- _THE EXERCISE_
Leaving out the pictures, retype the lines from the beginning of the listing through the line containing "y_ticks = [10, 12, 14, 16, 18, 20, 22]".

- _COLLECTED DATA_
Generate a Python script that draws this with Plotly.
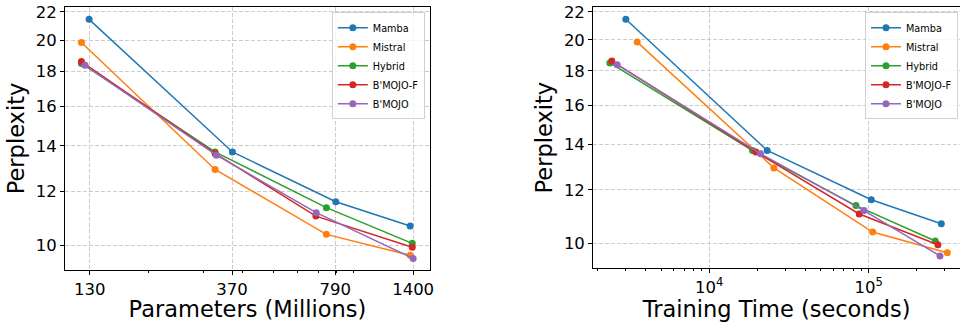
import plotly.graph_objects as go

series_names = ["Mamba", "Mistral", "Hybrid", "B'MOJO-F", "B'MOJO"]
colors = ["#1f77b4", "#ff7f0e", "#2ca02c", "#d62728", "#9467bd"]

# Parameters (millions) per model size, per series
params_mamba = [129.4, 371, 793, 1370]
params_mistral = [122.3, 326.6, 740, 1370]
params_hybrid = [122.3, 326.6, 740, 1391]
params_bmojo_f = [122.3, 326.6, 685, 1391]
params_bmojo = [125.6, 330, 687, 1400]

# Training time (seconds)
time_mamba = [3000, 23100, 103900, 285600]
time_mistral = [3535, 25440, 105900, 311400]
time_hybrid = [2382, 18700, 83200, 261800]
time_bmojo_f = [2451, 19620, 87300, 272000]
time_bmojo = [2647, 20990, 93500, 280200]

# Perplexity
ppl_mamba = [21.46, 13.72, 11.60, 10.69]
ppl_mistral = [19.85, 12.93, 10.39, 9.68]
ppl_hybrid = [18.49, 13.72, 11.37, 10.08]
ppl_bmojo_f = [18.61, 13.65, 11.05, 9.95]
ppl_bmojo = [18.38, 13.57, 11.18, 9.58]

x_ticks_params = [130, 370, 790, 1400]
x_minor_params = [200, 300, 400, 500, 600, 700, 800, 900]
x_ticks_time = [1e4, 1e5]
x_ticktext_time = ["10<sup>4</sup>", "10<sup>5</sup>"]
x_minor_time = [2000, 3000, 4000, 5000, 6000, 7000, 8000, 9000,
                20000, 30000, 40000, 50000, 60000, 70000, 80000, 90000,
                200000, 300000]
y_ticks = [10, 12, 14, 16, 18, 20, 22]

params = [params_mamba, params_mistral, params_hybrid, params_bmojo_f, params_bmojo]
times = [time_mamba, time_mistral, time_hybrid, time_bmojo_f, time_bmojo]
ppls = [ppl_mamba, ppl_mistral, ppl_hybrid, ppl_bmojo_f, ppl_bmojo]

FONT = "DejaVu Sans"
fig = go.Figure()

for name, c, x, y in zip(series_names, colors, params, ppls):
    fig.add_trace(go.Scatter(x=x, y=y, mode="lines+markers", name=name,
                             line=dict(color=c, width=1.5),
                             marker=dict(color=c, size=7),
                             xaxis="x", yaxis="y", legend="legend"))
for name, c, x, y in zip(series_names, colors, times, ppls):
    fig.add_trace(go.Scatter(x=x, y=y, mode="lines+markers", name=name,
                             line=dict(color=c, width=1.5),
                             marker=dict(color=c, size=7),
                             xaxis="x2", yaxis="y2", legend="legend2"))

grid = dict(showgrid=True, gridcolor="#cccccc", griddash="4px,2px", gridwidth=0.8)
tickfont = dict(family=FONT, size=16.5, color="black")
titlefont = dict(family=FONT, size=22.5, color="black")

ML, MR, MT, MB = 65.3, 0, 6.7, 52
PW = 960 - ML - MR
PH = 322 - MT - MB

def fx(px):
    return (px - ML) / PW

def fy(py):
    return (322 - MB - py) / PH

common = dict(ticks="outside", ticklen=4, tickcolor="black",
              showline=True, linecolor="black", linewidth=1,
              tickfont=tickfont, zeroline=False, automargin=False)

fig.update_layout(
    width=960, height=322,
    margin=dict(l=ML, r=MR, t=MT, b=MB, autoexpand=False),
    paper_bgcolor="white", plot_bgcolor="white",
    font=dict(family=FONT, color="black"),
    xaxis=dict(type="log", domain=[fx(65.3), fx(430)], anchor="y",
               range=[2.035, 3.1994],
               tickmode="array", tickvals=x_ticks_params,
               ticktext=[str(v) for v in x_ticks_params], mirror=True,
               minor=dict(tickvals=x_minor_params, ticks="outside", ticklen=2,
                          tickcolor="black", showgrid=False),
               title=dict(text="Parameters (Millions)", font=titlefont, standoff=2),
               **common, **grid),
    yaxis=dict(type="log", domain=[fy(270), fy(6.7)], anchor="x",
               range=[0.9644, 1.3497],
               tickmode="array", tickvals=y_ticks,
               ticktext=[str(v) for v in y_ticks], mirror=True,
               title=dict(text="Perplexity", font=titlefont, standoff=4),
               **common, **grid),
    xaxis2=dict(type="log", domain=[fx(593.3), 1.0], anchor="y2",
                range=[3.2723, 5.573],
                tickmode="array", tickvals=x_ticks_time, ticktext=x_ticktext_time,
                mirror=True,
                minor=dict(tickvals=x_minor_time, ticks="outside", ticklen=2,
                           tickcolor="black", showgrid=False),
                title=dict(text="Training Time (seconds)", font=titlefont, standoff=2),
                **common, **grid),
    yaxis2=dict(type="log", domain=[fy(268.3), fy(6.7)], anchor="x2",
                range=[0.963, 1.3497],
                tickmode="array", tickvals=y_ticks,
                ticktext=[str(v) for v in y_ticks], mirror=False,
                title=dict(text="Perplexity", font=titlefont, standoff=4),
                **common, **grid),
    legend=dict(x=fx(425), y=fy(12), xanchor="right", yanchor="top",
                bgcolor="rgba(255,255,255,0.8)", bordercolor="#d0d0d0", borderwidth=1,
                font=dict(family=FONT, size=9.7, color="black"),
                tracegroupgap=0, itemwidth=30),
    legend2=dict(x=fx(958), y=fy(12), xanchor="right", yanchor="top",
                 bgcolor="rgba(255,255,255,0.8)", bordercolor="#d0d0d0", borderwidth=1,
                 font=dict(family=FONT, size=9.7, color="black"),
                 tracegroupgap=0, itemwidth=30),
)

fig.write_html("out.html",
               config={"displayModeBar": False},
               post_script="document.body.style.margin='0px';document.body.style.overflow='hidden';")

- _THE RESPONSE_
Generate a Python script that draws this with Plotly.
import plotly.graph_objects as go

series_names = ["Mamba", "Mistral", "Hybrid", "B'MOJO-F", "B'MOJO"]
colors = ["#1f77b4", "#ff7f0e", "#2ca02c", "#d62728", "#9467bd"]

# Parameters (millions) per model size, per series
params_mamba = [129.4, 371, 793, 1370]
params_mistral = [122.3, 326.6, 740, 1370]
params_hybrid = [122.3, 326.6, 740, 1391]
params_bmojo_f = [122.3, 326.6, 685, 1391]
params_bmojo = [125.6, 330, 687, 1400]

# Training time (seconds)
time_mamba = [3000, 23100, 103900, 285600]
time_mistral = [3535, 25440, 105900, 311400]
time_hybrid = [2382, 18700, 83200, 261800]
time_bmojo_f = [2451, 19620, 87300, 272000]
time_bmojo = [2647, 20990, 93500, 280200]

# Perplexity
ppl_mamba = [21.46, 13.72, 11.60, 10.69]
ppl_mistral = [19.85, 12.93, 10.39, 9.68]
ppl_hybrid = [18.49, 13.72, 11.37, 10.08]
ppl_bmojo_f = [18.61, 13.65, 11.05, 9.95]
ppl_bmojo = [18.38, 13.57, 11.18, 9.58]

x_ticks_params = [130, 370, 790, 1400]
x_minor_params = [200, 300, 400, 500, 600, 700, 800, 900]
x_ticks_time = [1e4, 1e5]
x_ticktext_time = ["10<sup>4</sup>", "10<sup>5</sup>"]
x_minor_time = [2000, 3000, 4000, 5000, 6000, 7000, 8000, 9000,
                20000, 30000, 40000, 50000, 60000, 70000, 80000, 90000,
                200000, 300000]
y_ticks = [10, 12, 14, 16, 18, 20, 22]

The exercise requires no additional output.